# STATED EXERCISE:
Extract the lines of the material below, beginning with the first and ending with the line that holds "import pandas as pd". Skip every picture.

--------------------------------

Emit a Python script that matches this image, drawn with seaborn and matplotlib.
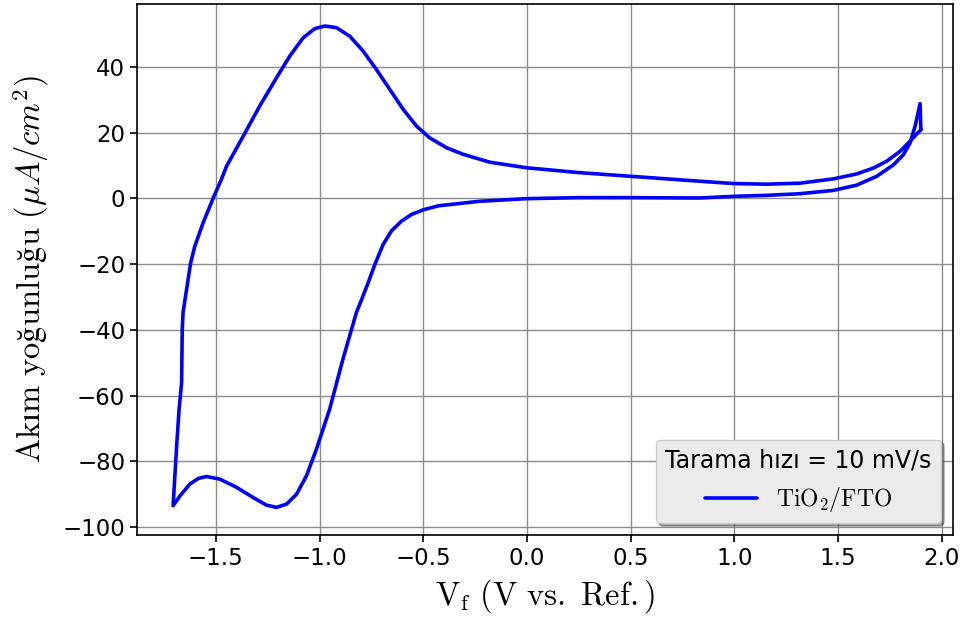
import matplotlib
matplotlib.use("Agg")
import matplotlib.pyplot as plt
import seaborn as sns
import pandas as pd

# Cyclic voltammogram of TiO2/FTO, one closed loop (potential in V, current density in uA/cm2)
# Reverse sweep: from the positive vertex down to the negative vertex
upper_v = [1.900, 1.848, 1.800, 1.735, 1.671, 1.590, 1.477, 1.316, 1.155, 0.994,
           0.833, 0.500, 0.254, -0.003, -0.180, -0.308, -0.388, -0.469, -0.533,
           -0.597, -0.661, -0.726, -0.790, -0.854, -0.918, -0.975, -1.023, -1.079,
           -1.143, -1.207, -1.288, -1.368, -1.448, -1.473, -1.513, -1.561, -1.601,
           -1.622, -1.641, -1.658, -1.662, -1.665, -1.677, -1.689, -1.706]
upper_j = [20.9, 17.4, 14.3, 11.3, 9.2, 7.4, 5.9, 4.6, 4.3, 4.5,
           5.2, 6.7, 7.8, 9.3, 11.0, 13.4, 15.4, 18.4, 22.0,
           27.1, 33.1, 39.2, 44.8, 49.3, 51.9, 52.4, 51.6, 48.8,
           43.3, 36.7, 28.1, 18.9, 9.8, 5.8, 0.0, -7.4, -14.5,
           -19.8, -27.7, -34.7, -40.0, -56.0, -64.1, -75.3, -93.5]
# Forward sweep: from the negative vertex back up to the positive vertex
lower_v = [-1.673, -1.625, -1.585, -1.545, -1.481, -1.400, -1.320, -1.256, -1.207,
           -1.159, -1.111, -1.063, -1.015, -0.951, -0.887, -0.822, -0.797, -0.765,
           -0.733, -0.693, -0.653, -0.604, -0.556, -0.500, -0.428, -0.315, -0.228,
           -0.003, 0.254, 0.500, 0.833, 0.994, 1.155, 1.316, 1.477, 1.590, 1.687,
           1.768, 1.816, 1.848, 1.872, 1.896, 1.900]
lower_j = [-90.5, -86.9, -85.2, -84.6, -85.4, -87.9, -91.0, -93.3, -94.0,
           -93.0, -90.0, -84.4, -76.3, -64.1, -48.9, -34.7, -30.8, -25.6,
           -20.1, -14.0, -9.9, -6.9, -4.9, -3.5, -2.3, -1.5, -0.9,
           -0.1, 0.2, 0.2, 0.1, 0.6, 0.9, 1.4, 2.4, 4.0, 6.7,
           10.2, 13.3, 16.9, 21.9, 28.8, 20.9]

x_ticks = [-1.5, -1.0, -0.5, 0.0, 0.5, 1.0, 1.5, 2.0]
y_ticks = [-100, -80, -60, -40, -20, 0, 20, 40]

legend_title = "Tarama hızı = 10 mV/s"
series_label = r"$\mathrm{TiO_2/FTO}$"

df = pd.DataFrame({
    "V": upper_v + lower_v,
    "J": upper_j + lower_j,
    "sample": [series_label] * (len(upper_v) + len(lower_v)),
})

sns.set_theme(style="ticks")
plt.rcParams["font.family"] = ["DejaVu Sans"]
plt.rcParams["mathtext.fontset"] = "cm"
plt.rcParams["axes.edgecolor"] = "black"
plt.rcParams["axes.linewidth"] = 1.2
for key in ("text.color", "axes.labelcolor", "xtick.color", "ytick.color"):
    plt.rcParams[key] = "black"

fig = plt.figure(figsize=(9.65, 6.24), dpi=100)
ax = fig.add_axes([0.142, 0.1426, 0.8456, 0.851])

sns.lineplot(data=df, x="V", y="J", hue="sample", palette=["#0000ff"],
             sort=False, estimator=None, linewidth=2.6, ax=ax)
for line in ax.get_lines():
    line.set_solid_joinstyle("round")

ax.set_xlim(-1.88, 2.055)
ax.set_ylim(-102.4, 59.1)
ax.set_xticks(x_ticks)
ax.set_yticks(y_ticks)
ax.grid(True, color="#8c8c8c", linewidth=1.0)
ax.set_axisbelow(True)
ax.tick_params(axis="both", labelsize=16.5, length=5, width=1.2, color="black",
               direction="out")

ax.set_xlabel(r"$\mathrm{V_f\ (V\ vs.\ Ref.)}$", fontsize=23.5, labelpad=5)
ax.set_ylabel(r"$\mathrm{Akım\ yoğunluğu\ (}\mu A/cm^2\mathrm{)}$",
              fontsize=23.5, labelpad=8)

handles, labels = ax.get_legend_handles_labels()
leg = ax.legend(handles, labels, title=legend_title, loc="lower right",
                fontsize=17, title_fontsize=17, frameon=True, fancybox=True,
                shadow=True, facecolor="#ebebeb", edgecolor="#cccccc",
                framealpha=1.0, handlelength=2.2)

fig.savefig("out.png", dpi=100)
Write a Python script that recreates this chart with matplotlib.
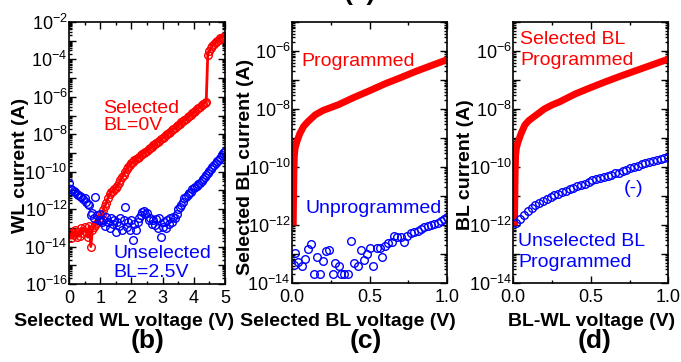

--------------------------------

# SOLUTION TO THIS TASK:
Emit a Python script that matches this image, drawn with seaborn and matplotlib.
import matplotlib
matplotlib.use("Agg")
import matplotlib.pyplot as plt
import seaborn as sns
import pandas as pd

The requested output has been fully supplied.